The Black Voices for Black Justice Fund recently announced that Elizabeth Clay Roy, Generation Citizen CEO, has received the organization’s leadership award, which supports Black leaders advancing racial justice.
Elizabeth is being recognized for lifelong leadership and commitment to civic engagement and social change initiatives. Now CEO of Generation Citizen, Elizabeth is committed to building a more inclusive, multi-racial democratic future, starting with our nation’s young people. Through Generation Citizen’s community-based civics education programming in middle and high schools, students realize the power of their own voices within communities, develop a rich understanding of how government works, and foster a greater sense of belonging in their communities. Funds from this award will directly support GC’s work around equity, inclusion, and belonging in civics education to build civic power and agency amongst the diverse rising generation.
“I’m deeply honored to accept this award on behalf of the students, teachers, and colleagues seeking to make the promise of democracy real through civics education and community participation,” Elizabeth shared. “From Harlem and Roxbury to Oklahoma City and Oakland, students are stepping into their power as agents of change, as we want every student to have that opportunity. I am thrilled to be selected alongside my fellow awardees and to support their work to advance racial justice in their respective sectors. The work for equity is in every facet of life, and this award recognizes our interdependent efforts in education, democracy, health, the economy, and the environment.”

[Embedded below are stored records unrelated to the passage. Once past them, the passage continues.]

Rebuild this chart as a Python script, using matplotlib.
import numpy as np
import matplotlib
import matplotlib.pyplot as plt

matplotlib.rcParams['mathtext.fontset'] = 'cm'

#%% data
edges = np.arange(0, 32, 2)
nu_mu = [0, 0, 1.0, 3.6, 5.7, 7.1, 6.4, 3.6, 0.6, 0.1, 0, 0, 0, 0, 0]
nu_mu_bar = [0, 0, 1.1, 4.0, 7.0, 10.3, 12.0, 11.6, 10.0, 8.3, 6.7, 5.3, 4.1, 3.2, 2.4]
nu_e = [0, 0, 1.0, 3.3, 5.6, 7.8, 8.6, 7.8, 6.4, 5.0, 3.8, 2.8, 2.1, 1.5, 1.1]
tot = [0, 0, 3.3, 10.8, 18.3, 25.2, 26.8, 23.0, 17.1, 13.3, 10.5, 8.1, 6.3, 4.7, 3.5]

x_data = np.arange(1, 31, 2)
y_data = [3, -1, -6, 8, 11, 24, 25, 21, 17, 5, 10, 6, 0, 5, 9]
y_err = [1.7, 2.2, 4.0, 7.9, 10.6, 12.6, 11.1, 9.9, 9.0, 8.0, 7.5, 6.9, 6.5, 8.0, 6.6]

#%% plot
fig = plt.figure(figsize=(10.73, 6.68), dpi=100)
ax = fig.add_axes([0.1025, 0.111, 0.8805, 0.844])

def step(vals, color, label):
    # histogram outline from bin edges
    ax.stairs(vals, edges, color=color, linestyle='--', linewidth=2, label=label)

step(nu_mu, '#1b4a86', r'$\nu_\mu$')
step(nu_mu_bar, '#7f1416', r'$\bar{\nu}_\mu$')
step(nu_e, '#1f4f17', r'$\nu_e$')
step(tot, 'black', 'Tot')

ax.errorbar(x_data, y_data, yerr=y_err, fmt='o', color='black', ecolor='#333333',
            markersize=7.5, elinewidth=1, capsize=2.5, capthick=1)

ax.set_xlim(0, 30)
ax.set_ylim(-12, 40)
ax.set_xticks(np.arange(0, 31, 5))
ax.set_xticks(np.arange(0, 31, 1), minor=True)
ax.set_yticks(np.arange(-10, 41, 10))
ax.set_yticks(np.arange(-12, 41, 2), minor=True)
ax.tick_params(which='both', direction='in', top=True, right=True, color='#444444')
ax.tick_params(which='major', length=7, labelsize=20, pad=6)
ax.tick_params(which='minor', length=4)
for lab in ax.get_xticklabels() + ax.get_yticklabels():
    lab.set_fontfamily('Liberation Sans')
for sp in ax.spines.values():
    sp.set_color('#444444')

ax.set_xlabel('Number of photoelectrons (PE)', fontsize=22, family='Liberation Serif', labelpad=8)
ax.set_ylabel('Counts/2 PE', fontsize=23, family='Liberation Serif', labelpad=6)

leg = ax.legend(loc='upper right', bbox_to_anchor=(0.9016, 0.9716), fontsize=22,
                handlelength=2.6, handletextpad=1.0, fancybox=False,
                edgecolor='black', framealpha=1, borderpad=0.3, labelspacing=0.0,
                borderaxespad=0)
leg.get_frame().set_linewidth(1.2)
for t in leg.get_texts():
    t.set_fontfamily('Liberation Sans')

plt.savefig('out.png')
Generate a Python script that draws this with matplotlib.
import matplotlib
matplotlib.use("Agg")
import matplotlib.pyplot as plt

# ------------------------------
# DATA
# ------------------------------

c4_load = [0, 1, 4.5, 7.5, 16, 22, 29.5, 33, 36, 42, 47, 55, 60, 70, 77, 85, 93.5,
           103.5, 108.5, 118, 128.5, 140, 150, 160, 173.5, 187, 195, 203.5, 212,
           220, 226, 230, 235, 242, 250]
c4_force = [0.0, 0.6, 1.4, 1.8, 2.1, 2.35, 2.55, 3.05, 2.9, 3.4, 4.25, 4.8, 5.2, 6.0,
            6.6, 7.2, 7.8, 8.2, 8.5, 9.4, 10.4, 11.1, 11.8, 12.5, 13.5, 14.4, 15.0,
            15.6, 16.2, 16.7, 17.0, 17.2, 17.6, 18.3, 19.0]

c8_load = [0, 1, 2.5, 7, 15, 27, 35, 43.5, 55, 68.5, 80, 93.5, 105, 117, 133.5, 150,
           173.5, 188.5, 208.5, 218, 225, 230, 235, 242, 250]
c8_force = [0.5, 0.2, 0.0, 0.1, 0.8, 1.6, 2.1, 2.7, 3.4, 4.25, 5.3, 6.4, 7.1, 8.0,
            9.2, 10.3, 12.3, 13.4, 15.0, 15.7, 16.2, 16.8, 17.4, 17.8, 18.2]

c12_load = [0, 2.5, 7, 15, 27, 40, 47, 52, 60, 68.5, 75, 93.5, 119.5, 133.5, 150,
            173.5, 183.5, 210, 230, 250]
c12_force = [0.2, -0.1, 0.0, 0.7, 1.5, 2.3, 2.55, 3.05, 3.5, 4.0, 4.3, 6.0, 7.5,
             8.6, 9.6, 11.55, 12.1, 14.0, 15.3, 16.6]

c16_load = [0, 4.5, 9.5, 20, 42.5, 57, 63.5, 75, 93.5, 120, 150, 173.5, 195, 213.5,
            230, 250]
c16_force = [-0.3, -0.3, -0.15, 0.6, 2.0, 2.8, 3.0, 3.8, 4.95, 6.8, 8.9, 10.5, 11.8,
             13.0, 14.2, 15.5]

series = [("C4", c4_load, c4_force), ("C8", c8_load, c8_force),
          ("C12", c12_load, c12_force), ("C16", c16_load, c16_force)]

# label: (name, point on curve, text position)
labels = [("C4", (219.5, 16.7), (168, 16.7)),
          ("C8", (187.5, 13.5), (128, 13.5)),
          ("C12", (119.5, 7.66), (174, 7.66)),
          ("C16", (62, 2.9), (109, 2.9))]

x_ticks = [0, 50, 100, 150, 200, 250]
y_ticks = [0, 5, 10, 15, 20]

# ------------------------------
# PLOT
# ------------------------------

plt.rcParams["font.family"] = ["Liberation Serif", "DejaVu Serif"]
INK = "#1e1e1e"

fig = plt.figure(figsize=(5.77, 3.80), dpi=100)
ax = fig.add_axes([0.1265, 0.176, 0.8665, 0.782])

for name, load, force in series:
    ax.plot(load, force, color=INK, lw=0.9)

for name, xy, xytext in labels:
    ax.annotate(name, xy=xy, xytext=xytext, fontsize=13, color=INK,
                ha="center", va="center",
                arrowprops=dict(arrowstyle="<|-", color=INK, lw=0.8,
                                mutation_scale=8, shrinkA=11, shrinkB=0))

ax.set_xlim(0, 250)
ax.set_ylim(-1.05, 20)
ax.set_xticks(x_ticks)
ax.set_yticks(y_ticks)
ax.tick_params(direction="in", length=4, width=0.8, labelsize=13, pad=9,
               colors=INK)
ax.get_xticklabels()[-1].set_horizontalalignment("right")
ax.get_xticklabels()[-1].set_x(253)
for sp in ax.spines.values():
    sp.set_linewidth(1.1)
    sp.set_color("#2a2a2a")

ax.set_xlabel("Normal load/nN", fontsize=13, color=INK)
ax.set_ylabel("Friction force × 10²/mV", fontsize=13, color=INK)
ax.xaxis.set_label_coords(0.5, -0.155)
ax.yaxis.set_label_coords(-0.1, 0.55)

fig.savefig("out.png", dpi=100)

Elizabeth Clay Roy has spent her life seeking to advance community-based social change. A collaborative leader, she is a Civic Learning Pillar Co-Chair at the Partnership for American Democracy, a New Pluralists Field Builder and the Coalition Chair for 50×2026. Prior to joining Generation Citizen, Elizabeth held leadership roles at TakeRoot Justice, Phipps Neighborhoods and South Bronx Rising Together in New York City. Elizabeth is from Boston, MA, and served in the administration of Governor Deval Patrick as the Director of Grassroots Governance.
The Black Voices for Black Justice Fund was established to amplify clarion voices about racial justice, connect new and established Black leaders to one another, and support Black-led efforts to build meaningful economic and political power for their communities in the context of police brutality and the disproportionate impact of the pandemic along racial lines, including disparities in access to healthcare, jobs, education, justice, and the right to vote.